The mismatch between the economic characterization and the legal characterization of the transaction is not what being tested – it’s a lack of substance. There are three paragraphs providing three different factors, no one of which will be dispositive in every case, and depending on the circumstances some may be more relevant than others – rather like the employee vs. independent contractor test. You examine things like “has your economic position changed?”

When we use the phrase “economic position” in the Act, we are often referring to an economic opportunity for making profit or a risk of loss – has that changed? Has there been any effect on the potential for profit? Other things to look for are a circular looping of funds, or whether a transaction is entirely tax-motivated. These are not testing the economic reality of a transaction so much as invoking the axiom that “where there’s smoke, there’s fire.”

Rationale for Penalties

Q: Given that GAAR only matters in situations where a taxpayer has complied with the provisions in question, what is the rationale for the application of penalties in all cases where GAAR reassessment is successful, absent disclosure? Is there a reason that a due diligence defence is unavailable?
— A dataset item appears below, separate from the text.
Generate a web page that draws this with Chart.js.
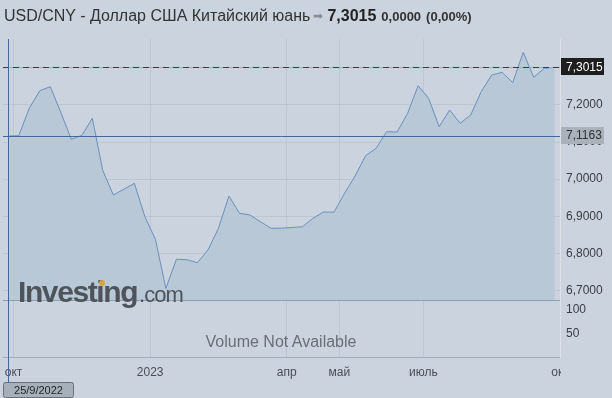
<!DOCTYPE html>
<html><head><meta charset="utf-8">
<script src="https://cdn.jsdelivr.net/npm/chart.js@4.4.1/dist/chart.umd.min.js"></script>
<style>
html,body{margin:0;padding:0;background:#cbd3de;}
#wrap{position:relative;width:612px;height:398px;overflow:hidden;font-family:'Liberation Sans',Arial,sans-serif;background:#cbd3de;}
#c{position:absolute;left:0;top:0;}
#title{position:absolute;left:4px;top:7px;font-size:16px;color:#333;white-space:nowrap;}
#title .arr{color:#8a8f96;font-size:12px;margin:0 4px 0 3px;position:relative;top:-1px;}
#title .p{font-weight:bold;font-size:16px;color:#222;}
#title .ch{font-weight:bold;font-size:13px;color:#333;margin-left:5px;}
#wm{position:absolute;left:18px;top:275px;color:#4f545b;white-space:nowrap;}
#wm .a{font-weight:bold;font-size:30px;letter-spacing:-1.4px;}
#wm .b{font-size:22px;letter-spacing:-1px;margin-left:2px;}
#dot{position:absolute;width:6px;height:6px;border-radius:3px;background:#d7a43e;left:99px;top:280px;}
#vol{position:absolute;left:0;width:562px;top:333px;text-align:center;font-size:16px;color:#6a6f76;}
</style></head>
<body>
<div id="wrap">
<canvas id="c" width="612" height="398"></canvas>
<div id="title">USD/CNY - Доллар США Китайский юань<span class="arr">➡</span><span class="p">7,3015</span><span class="ch">0,0000</span><span class="ch">(0,00%)</span></div>
<div id="wm"><span class="a">Investing</span><span class="b">.com</span></div>
<div id="dot"></div>
<div id="vol">Volume Not Available</div>
</div>
<script>
// weekly dates (categories)
const weeks = ['25/9/2022','2/10/2022','9/10/2022','16/10/2022','23/10/2022','30/10/2022','6/11/2022','13/11/2022','20/11/2022','27/11/2022','4/12/2022','11/12/2022','18/12/2022','25/12/2022','1/1/2023','8/1/2023','15/1/2023','22/1/2023','29/1/2023','5/2/2023','12/2/2023','19/2/2023','26/2/2023','5/3/2023','12/3/2023','19/3/2023','26/3/2023','2/4/2023','9/4/2023','16/4/2023','23/4/2023','30/4/2023','7/5/2023','14/5/2023','21/5/2023','28/5/2023','4/6/2023','11/6/2023','18/6/2023','25/6/2023','2/7/2023','9/7/2023','16/7/2023','23/7/2023','30/7/2023','6/8/2023','13/8/2023','20/8/2023','27/8/2023','3/9/2023','10/9/2023','17/9/2023','24/9/2023'];
// weekly close values
const closes = [7.1163,7.1170,7.191,7.2384,7.2492,7.180,7.1075,7.118,7.164,7.0228,6.9573,6.973,6.9888,6.8988,6.838,6.7058,6.784,6.783,6.7748,6.809,6.8675,6.9546,6.908,6.9035,6.8853,6.8675,6.868,6.8697,6.8718,6.8945,6.9115,6.911,6.9619,7.0085,7.0632,7.0832,7.1279,7.127,7.1775,7.2519,7.218,7.1414,7.1864,7.1506,7.1729,7.2357,7.2807,7.288,7.26,7.342,7.2745,7.2988,7.3015];
// axis ticks
const monthTickPos = [0.5,13.5,26.5,31.5,39.5,52.5];
const monthLabels = ['окт','2023','апр','май','июль','окт'];
const priceTicks = [6.7,6.8,6.9,7.0,7.1,7.2,7.3];
const volumeTicks = [50,100];
const lastPrice = 7.3015;
const crossIndex = 0;
const crossPrice = closes[crossIndex];

const fmt = v => v.toFixed(4).replace('.', ',');
const BG = '#cbd3de';

const overlay = {
  id: 'overlay',
  afterDatasetsDraw(chart) {
    const {ctx, chartArea: ca, scales: {x, y}} = chart;
    ctx.save();
    ctx.strokeStyle = '#8d9db0'; ctx.lineWidth = 1;
    ctx.beginPath(); ctx.moveTo(ca.left, Math.round(y.bottom) + 0.5); ctx.lineTo(ca.right, Math.round(y.bottom) + 0.5); ctx.stroke();
    const yl = Math.round(y.getPixelForValue(lastPrice)) + 0.5;
    ctx.strokeStyle = '#c99aa8';
    ctx.beginPath(); ctx.moveTo(ca.left, yl); ctx.lineTo(ca.right, yl); ctx.stroke();
    ctx.strokeStyle = '#3a3a3e'; ctx.setLineDash([6, 4]);
    ctx.beginPath(); ctx.moveTo(ca.left, yl); ctx.lineTo(ca.right, yl); ctx.stroke();
    ctx.setLineDash([]);
    const yc = Math.round(y.getPixelForValue(crossPrice)) + 0.5;
    ctx.strokeStyle = '#44679a';
    ctx.beginPath(); ctx.moveTo(ca.left, yc); ctx.lineTo(ca.right, yc); ctx.stroke();
    ctx.restore();
  },
  afterDraw(chart) {
    const {ctx, chartArea: ca, scales: {x, y}} = chart;
    ctx.save();
    ctx.fillStyle = BG;
    ctx.fillRect(ca.right + 1, ca.bottom + 1, 612 - ca.right, 30);
    const xc = Math.round(x.getPixelForValue(crossIndex)) + 0.5;
    ctx.strokeStyle = '#44679a'; ctx.lineWidth = 1;
    ctx.beginPath(); ctx.moveTo(xc, ca.top); ctx.lineTo(xc, ca.bottom + 25); ctx.stroke();
    ctx.font = '12px "Liberation Sans", Arial, sans-serif';
    ctx.textBaseline = 'middle'; ctx.textAlign = 'left';
    const yl = y.getPixelForValue(lastPrice);
    ctx.fillStyle = '#1e1e1e';
    ctx.fillRect(ca.right + 1, Math.round(yl) - 9, 43, 17);
    ctx.fillStyle = '#ffffff';
    ctx.fillText(fmt(lastPrice), ca.right + 6, yl);
    const yc = y.getPixelForValue(crossPrice);
    ctx.fillStyle = '#a9b1ba';
    ctx.fillRect(ca.right + 1, Math.round(yc) - 9, 43, 17);
    ctx.fillStyle = '#2e3238';
    ctx.fillText(fmt(crossPrice), ca.right + 6, yc);
    const bx = ca.left + 0.5, by = ca.bottom + 25.5, bw = 70, bh = 15;
    ctx.fillStyle = '#a6b0ba';
    ctx.strokeStyle = '#66717d';
    ctx.beginPath();
    if (ctx.roundRect) ctx.roundRect(bx, by, bw, bh, 2); else ctx.rect(bx, by, bw, bh);
    ctx.fill(); ctx.stroke();
    ctx.fillStyle = '#1f2328';
    ctx.font = '11px "Liberation Sans", Arial, sans-serif';
    ctx.textAlign = 'center';
    ctx.fillText(weeks[crossIndex], bx + bw / 2, by + bh / 2 + 0.5);
    ctx.restore();
  }
};

new Chart(document.getElementById('c'), {
  type: 'line',
  data: {
    datasets: [{
      data: closes.map((v, i) => ({x: i, y: v})),
      borderColor: '#6a8fbe',
      borderWidth: 1,
      backgroundColor: '#b9c8d7',
      fill: 'start',
      pointRadius: 0,
      tension: 0,
      xAxisID: 'x',
      yAxisID: 'y'
    }]
  },
  options: {
    responsive: false,
    animation: false,
    devicePixelRatio: 1,
    layout: {padding: {left: 3, top: 39, right: 0, bottom: 0}},
    plugins: {legend: {display: false}, tooltip: {enabled: false}},
    scales: {
      x: {
        type: 'linear', position: 'bottom', min: -0.5, max: 52.5,
        afterBuildTicks: a => { a.ticks = monthTickPos.map(v => ({value: v})); },
        afterFit: s => { s.height = 41; s.paddingLeft = 0; s.paddingRight = 0; },
        grid: {color: 'rgba(70,90,120,0.10)', drawTicks: false},
        border: {display: true, color: '#9fadbc'},
        ticks: {
          autoSkip: false, maxRotation: 0, padding: 8,
          color: '#4a4f56', font: {size: 12, family: '"Liberation Sans", Arial, sans-serif'},
          callback: v => { const i = monthTickPos.indexOf(v); return i >= 0 ? monthLabels[i] : ''; }
        }
      },
      y: {
        type: 'linear', position: 'right', stack: 'panels', stackWeight: 261,
        min: 6.6743, max: 7.3778,
        afterBuildTicks: a => { a.ticks = priceTicks.map(v => ({value: v})); },
        afterFit: s => { s.width = 52; s.paddingTop = 0; s.paddingBottom = 0; },
        grid: {color: 'rgba(70,90,120,0.10)', drawTicks: false},
        border: {display: true, color: '#dde2e9'},
        ticks: {
          padding: 6, color: '#3a3e44',
          font: {size: 12, family: '"Liberation Sans", Arial, sans-serif'},
          callback: v => fmt(v)
        }
      },
      yv: {
        type: 'linear', position: 'right', stack: 'panels', stackWeight: 57,
        min: 0, max: 121,
        afterBuildTicks: a => { a.ticks = volumeTicks.map(v => ({value: v})); },
        afterFit: s => { s.width = 52; s.paddingTop = 0; s.paddingBottom = 0; },
        grid: {drawOnChartArea: false, drawTicks: false},
        border: {display: true, color: '#dde2e9'},
        ticks: {
          padding: 6, color: '#3a3e44',
          font: {size: 12, family: '"Liberation Sans", Arial, sans-serif'},
          callback: v => String(v)
        }
      }
    }
  },
  plugins: [overlay]
});
</script>
</body></html>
A: The introduction of a penalty is a response to the issue raised in the consultation paper that the GAAR was not an adequate deterrent for a lot of aggressive tax-avoidance. The thought was that, by adding a penalty, that changes the economic calculus as to engaging in aggressive tax-avoidance transactions.

I would point out that, where you engage in a transaction that misuses or abuses the provisions of the Act and is subject to the GAAR, then you can’t really say that you have complied with the provisions of the Act, because GAAR is a provision of the Act.

The disclosure exemption is considered quite important.

Coming Into Force Date

Q: Does Finance have any information about the coming-into-force date of the GAAR amendments?

A: The lack of coming-into-force dates in the Budget was a continuation on the theme of this being a discussion rather than announcing “this is how things are going to be, and it will be this way as of this date.” We were trying to avoid a Sword of Damocles situation, where people are worried that the changes would be retroactive. Our intended tone was more “we’re continuing to develop this, and we’ll announce a coming-into-force date in the future.”

This is a different approach than we take for announcing specific anti-avoidance rules, which have a clearer need for a coming-into-force date that prevents a race where taxpayers engage in as much avoidance as possible before that date. The GAAR doesn’t produce the same kind of problem.

Certainly, any penalty provisions would come into force prospectively only.

The purpose of the Budget announcement was just to state that there is an ongoing discussion. Dates will be announced in due course.